The term “fitness school” is really an umbrella that encompasses any offering by an institution in a fitness-related field, such as health, exercise science, sports medicine, kinesiology, or physiology. If you major in any of these topics in school, you will likely find yourself taking some combination of first aid, kinesiology, exercise fitness, and training/programming classes.
Although many adults simply attend a weekend seminar lasting a few hours in order to get their CPR certifications, many health-related programs require you to go a step further. In a class like this you will study first aid, cardiopulmonary resuscitation, and AED (automated external defibrillator) practices. You’ll have to know how to recognize life-threatening illnesses related to choking or difficulty breathing, as well as how to treat these ailments. You might also learn about cardiac emergencies and those related to shock or bleeding. You’ll also learn how to treat injuries to the head, back, or neck; that have caused musculoskeletal damage; and that have caused burns. Class sessions will also be devoted to training you in recognizing and treating serious illnesses such as hypothermia, hyperthermia, and poisoning. At the end of the class you will of course be awarded all the appropriate certifications.
Introduction to Kinesiology
This class will likely be a mandate for anyone pursuing a major in kinesiology, although the exact class might come under a different name. Kinesiology is essentially an interdisciplinary study of human movement, including the disciplines of physiology, exercise, biomechanics, and sports psychology. You might also learn about different career opportunities that are associated with kinesiology. With a major in this area you could go on to coach, teach, or work in a number of fitness and health professions.
If you are majoring in exercise science or physiology, you may find yourself taking a class by this name. You will learn about the physiological responses and adaptations of people to exercise, including the study of specific body systems. You might learn about neuromuscular, cardiovascular, respiratory, metabolic, and/or hormonal systems. You will specifically study how these systems are affected by both acute and chronic exercise. At the end of the course you should be prepared to take more advanced classes in exercise physiology, as well as be able to utilize what you have learned in your personal life and in a future profession.

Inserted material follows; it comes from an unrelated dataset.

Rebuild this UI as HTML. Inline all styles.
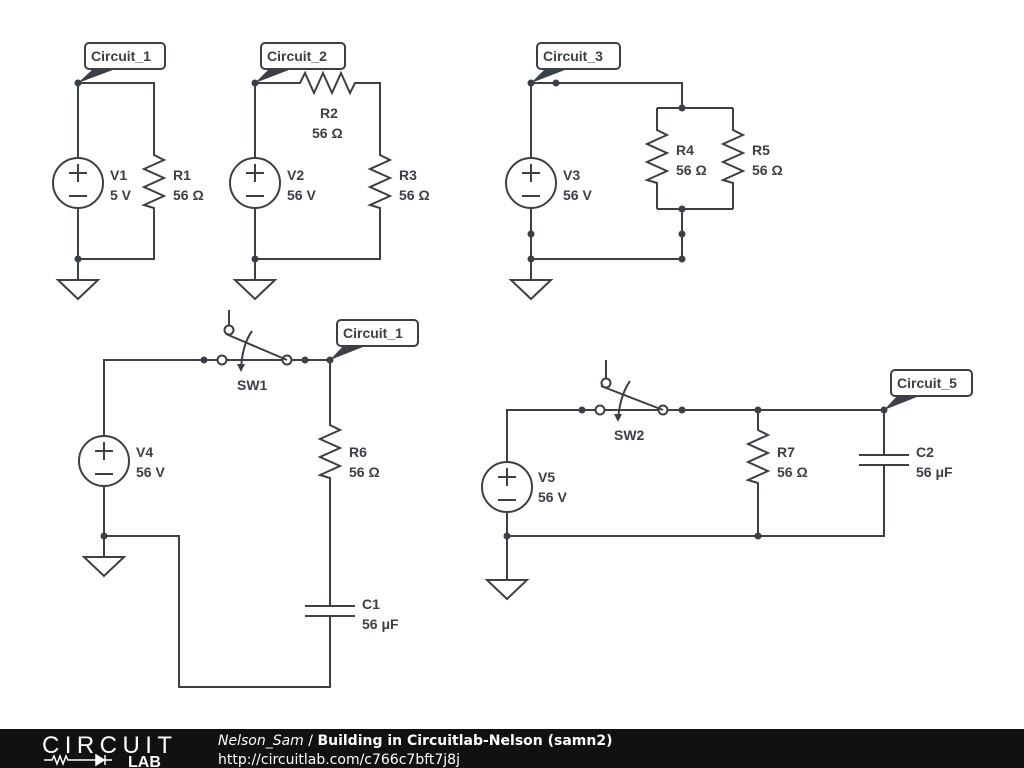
<!DOCTYPE html>
<html><head><meta charset="utf-8"><style>
html,body{margin:0;padding:0;width:1024px;height:768px;overflow:hidden;background:#fff}
svg{display:block}
text{font-family:"Liberation Sans",sans-serif;font-weight:bold;fill:#3b4046}
</style></head><body>
<svg width="1024" height="768" viewBox="0 0 1024 768" xmlns="http://www.w3.org/2000/svg">
<g stroke="#3b4046" stroke-width="2" fill="none" stroke-linejoin="miter">
<path d="M78 83V158M78 208V280M78 83H154V155l10 5-20 9 20 9-20 9 20 9-20 9 10 3V259H78"/>
<circle cx="78" cy="183" r="25"/>
<path d="M255 83V158M255 208V280M255 83H300l5 -10 9 20 9-20 9 20 9-20 9 20 5-10H380V155l10 5-20 9 20 9-20 9 20 9-20 9 10 3V259H255"/>
<circle cx="255" cy="183" r="25"/>
<path d="M531 83V158M531 208V280M531 83H682V108M657 108H733M657 108V130l10 5-20 9 20 9-20 9 20 9-20 9 10 3V209M733 108V130l10 5-20 9 20 9-20 9 20 9-20 9 10 3V209M657 209H733M682 209V259H531"/>
<circle cx="531" cy="183" r="25"/>
<path d="M104 436V360H218M226 360H283M291 360H330V425l10 5-20 9 20 9-20 9 20 9-20 9 10 3V606M330 616V687H179V536H104V486M104 536V557"/>
<path d="M305 606H355M305 616H355"/>
<circle cx="104" cy="461" r="25"/>
<path d="M229 310V325M226 334L287 360"/>
<circle cx="229" cy="330" r="4.5"/><circle cx="222" cy="360" r="4.5"/><circle cx="287" cy="360" r="4.5"/>
<path d="M252 331Q242 345 241 370"/>
<path d="M507 462V410H596M604 410H659M667 410H884V455M884 465V536H507V512M507 536V580M758 410V430l10 5-20 9 20 9-20 9 20 9-20 9 10 3V536"/>
<path d="M859 455H909M859 465H909"/>
<circle cx="507" cy="487" r="25"/>
<path d="M606 360V378M601 386L663 410"/>
<circle cx="606" cy="383" r="4.5"/><circle cx="600" cy="410" r="4.5"/><circle cx="663" cy="410" r="4.5"/>
<path d="M630 381Q620 395 618 420"/>
<path d="M58 280H98L78 299Z M235 280H275L255 299Z M511 280H551L531 299Z M84 557H124L104 576Z M487 580H527L507 599Z"/>
<path d="M69 173H87M78 164V182M69 196H87 M246 173H264M255 164V182M246 196H264 M522 173H540M531 164V182M522 196H540 M95 451H113M104 442V460M95 474H113 M498 477H516M507 468V486M498 500H516"/>
</g>
<g fill="#3b4046">
<path d="M237 364L241 372L245 364Z"/><path d="M614 414L618 422L622 414Z"/>
</g>
<g fill="#3b4046">
<circle cx="78" cy="83" r="3.5"/><circle cx="78" cy="259" r="3.5"/>
<circle cx="255" cy="83" r="3.5"/><circle cx="255" cy="259" r="3.5"/>
<circle cx="531" cy="83" r="3.5"/><circle cx="556" cy="83" r="3.5"/><circle cx="682" cy="108" r="3.5"/><circle cx="682" cy="209" r="3.5"/>
<circle cx="531" cy="234" r="3.5"/><circle cx="682" cy="234" r="3.5"/><circle cx="531" cy="259" r="3.5"/><circle cx="682" cy="259" r="3.5"/>
<circle cx="204" cy="360" r="3.5"/><circle cx="305" cy="360" r="3.5"/><circle cx="330" cy="360" r="3.5"/><circle cx="104" cy="536" r="3.5"/>
<circle cx="582" cy="410" r="3.5"/><circle cx="682" cy="410" r="3.5"/><circle cx="758" cy="410" r="3.5"/><circle cx="884" cy="410" r="3.5"/>
<circle cx="758" cy="536" r="3.5"/><circle cx="507" cy="536" r="3.5"/>
<path d="M78 83L94 68H118Z"/><path d="M255 83L270 68H294Z"/><path d="M531 83L546 68H570Z"/>
<path d="M330 360L344 345H368Z"/><path d="M884 410L898 395H922Z"/>
</g>
<g stroke="#3b4046" stroke-width="2" fill="#fff">
<rect x="85" y="43" width="80" height="26" rx="4"/>
<rect x="261" y="43" width="84" height="26" rx="4"/>
<rect x="537" y="43" width="83" height="26" rx="4"/>
<rect x="337" y="320" width="81" height="26" rx="4"/>
<rect x="891" y="370" width="81" height="26" rx="4"/>
</g>
<g font-size="14">
<text x="91" y="61">Circuit_1</text>
<text x="267" y="61">Circuit_2</text>
<text x="543" y="61">Circuit_3</text>
<text x="343" y="338">Circuit_1</text>
<text x="897" y="388">Circuit_5</text>
<text x="110" y="180">V1</text><text x="110" y="200">5 V</text>
<text x="173" y="180">R1</text><text x="173" y="200">56 Ω</text>
<text x="287" y="180">V2</text><text x="287" y="200">56 V</text>
<text x="320" y="118">R2</text><text x="312" y="138">56 Ω</text>
<text x="399" y="180">R3</text><text x="399" y="200">56 Ω</text>
<text x="563" y="180">V3</text><text x="563" y="200">56 V</text>
<text x="676" y="155">R4</text><text x="676" y="175">56 Ω</text>
<text x="752" y="155">R5</text><text x="752" y="175">56 Ω</text>
<text x="136" y="457">V4</text><text x="136" y="477">56 V</text>
<text x="237" y="390">SW1</text>
<text x="349" y="457">R6</text><text x="349" y="477">56 Ω</text>
<text x="362" y="609">C1</text><text x="362" y="629">56 μF</text>
<text x="538" y="482">V5</text><text x="538" y="502">56 V</text>
<text x="614" y="440">SW2</text>
<text x="777" y="457">R7</text><text x="777" y="477">56 Ω</text>
<text x="916" y="457">C2</text><text x="916" y="477">56 μF</text>
</g>
<rect x="0" y="729" width="1024" height="39" fill="#111"/>
<text x="42" y="753" font-size="24" style="font-weight:normal;fill:#fff" textLength="130">CIRCUIT</text>
<path d="M44 760H52l2-4 3 8 3-8 3 8 3-8 2 4H80M80 760H112" stroke="#fff" stroke-width="1.5" fill="none"/>
<path d="M96 755V765L104 760Z M105 755V765" fill="#fff" stroke="#fff" stroke-width="1.5"/>
<text x="128" y="767" font-size="16" style="fill:#fff">LAB</text>
<text x="218" y="745" font-size="14" style="fill:#fff;font-family:'DejaVu Sans',sans-serif;font-weight:normal"><tspan font-style="italic">Nelson_Sam</tspan> / <tspan font-weight="bold">Building in Circuitlab-Nelson (samn2)</tspan></text>
<text x="218" y="764" font-size="14" style="fill:#fff;font-family:'DejaVu Sans',sans-serif;font-weight:normal">http://circuitlab.com/c766c7bft7j8j</text>
</svg>
</body></html>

Programming and Prescription
This is just one potential name for any course that instructs you in how to take fitness assessments and determine guidelines and criteria for safe exercise. You’ll learn about efficient and effective cardiovascular resistance as well as appropriate speed/agility techniques. You may study how to safely prescribe exercises to treat different bodily systems, such as the cardiovascular, endocrine, respiratory, muscular, skeletal, and nervous systems. You may also learn how to prescribe activities for lung diseases and orthopedic injuries. You might also study how to appropriately create programs and prescribe treatments for special populations, such as the elderly, pregnant, or those with diabetes or who are obese.